Implications of the Fed’s Stance

The median estimate for the Fed-funds rate target range at the end of 2025 has increased by a quarter percentage point, from 4 percent to 4.25 percent, implying a cumulative reduction of one percentage point next year.

What This Means for India

The Reserve Bank of India (RBI) will consider signals from major central banks like the Fed when making rate decisions. While the Fed’s plans for a rate cut this year could influence the RBI’s Monetary Policy Committee (MPC), domestic factors will primarily drive the RBI’s actions.

During last week’s monetary policy press conference, RBI officials emphasized that while they monitor the Fed, their rate decisions will be primarily based on domestic economic conditions rather than external influences.

Historically, the RBI has often aligned its actions with cues from the Federal Reserve. However, the RBI has its own inflation targeting goals. The Indian central bank expects inflation to average 4.5 percent in fiscal 2025, with quarterly estimates of 4.9 percent for Q1, 3.8 percent for Q2, 4.6 percent for Q3, and 4.5 percent for Q4.

In May, consumer price index-based inflation cooled to 4.75 percent, slightly down from 4.83 percent in April. Core inflation, which excludes volatile items, also eased to below 3 percent. Nonetheless, the medium-term target of 4 percent remains elusive. The RBI will need to reassess its interest rate policy in the second half of the fiscal year, considering the inflation trend. Ideally, the window for rate cuts may open only next year, based on the RBI’s projections.

Positive Growth Outlook

Fortunately, the growth momentum remains steady, which is a relief for the RBI. With growth projected at 7.2 percent for FY25, the RBI has some flexibility. A weaker growth scenario would have pressured the central bank to support the economy with early rate cuts.
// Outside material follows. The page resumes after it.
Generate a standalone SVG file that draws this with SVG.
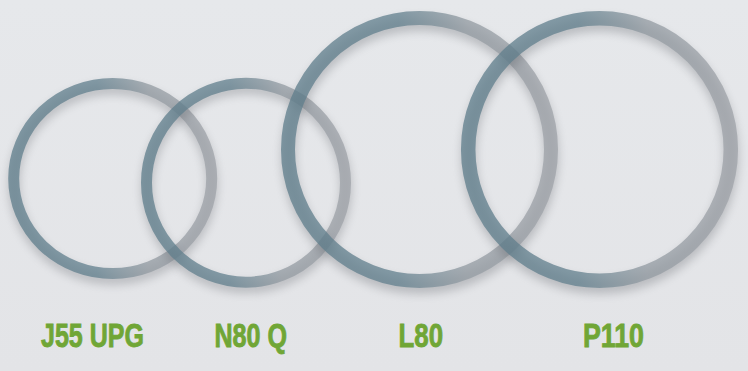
<svg xmlns="http://www.w3.org/2000/svg" width="748" height="371" viewBox="0 0 748 371">
<defs>
<linearGradient id="bg" x1="0" y1="0" x2="0" y2="1">
<stop offset="0" stop-color="#e6e8eb"/>
<stop offset="1" stop-color="#e3e4e7"/>
</linearGradient>
<linearGradient id="ringGrad" x1="0" y1="0" x2="1" y2="0">
<stop offset="0" stop-color="#5f7e8c"/>
<stop offset="0.42" stop-color="#62808e"/>
<stop offset="0.68" stop-color="#939ba2"/>
<stop offset="1" stop-color="#9ea2a8"/>
</linearGradient>
<filter id="shadow" x="-20%" y="-20%" width="140%" height="140%">
<feGaussianBlur stdDeviation="5"/>
</filter>
<style>
.ring{fill:none;stroke:url(#ringGrad);opacity:0.75}
.shade{fill:none;stroke:#55595e;opacity:0.3;filter:url(#shadow)}
.label{font-family:"Liberation Sans Narrow","Liberation Sans",Arial,sans-serif;font-weight:bold;font-size:34px;fill:#70a636;stroke:#70a636;stroke-width:0.9}
</style>
</defs>
<rect x="0" y="0" width="748" height="371" fill="url(#bg)"/>
<g id="ring-j55">
<ellipse class="shade" cx="113" cy="184" rx="99" ry="95" stroke-width="11"/>
<ellipse class="ring" cx="112.7" cy="178.5" rx="99" ry="95" stroke-width="11"/>
</g>
<g id="ring-n80">
<circle class="shade" cx="246.5" cy="188" r="99.5" stroke-width="11"/>
<circle class="ring" cx="246" cy="182.7" r="99.5" stroke-width="11"/>
</g>
<g id="ring-l80">
<circle class="shade" cx="420" cy="155.5" r="131.5" stroke-width="14"/>
<circle class="ring" cx="419.5" cy="149.5" r="131.5" stroke-width="14"/>
</g>
<g id="ring-p110">
<circle class="shade" cx="600" cy="155.5" r="131.3" stroke-width="14.5"/>
<circle class="ring" cx="599.5" cy="149.5" r="131.3" stroke-width="14.5"/>
</g>
<g id="labels">
<text class="label" x="41" y="347" textLength="103" lengthAdjust="spacingAndGlyphs">J55 UPG</text>
<text class="label" x="214.5" y="347" textLength="72.5" lengthAdjust="spacingAndGlyphs">N80 Q</text>
<text class="label" x="398.5" y="347" textLength="44.5" lengthAdjust="spacingAndGlyphs">L80</text>
<text class="label" x="583" y="347" textLength="61" lengthAdjust="spacingAndGlyphs">P110</text>
</g>
<g id="connectors"/>
</svg>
Key Risks Ahead for the RBI

  1. Monsoon Performance: Poor monsoon distribution could impact crop production and supply, posing an upside risk to food inflation. As food inflation remains a concern, the monsoon is a critical factor to monitor.
  2. Populist Fiscal Policy: The recent election results, which forced the ruling BJP to form a coalition government with the Congress-led opposition emerging as a strong rival, could lead to compromises on fiscal policy. If the government adopts a populist budget under pressure from allies, it could complicate inflation management, potentially requiring the MPC to maintain higher rates for longer.
  3. Geopolitics and Commodity Prices: An escalation in the Israel-Iran conflict could drive up global crude oil prices, and a possible heatwave across India could spike food inflation, disrupting the RBI’s inflation strategy.

While the Fed’s rate decisions are influential, the RBI’s actions will likely be more dependent on domestic factors.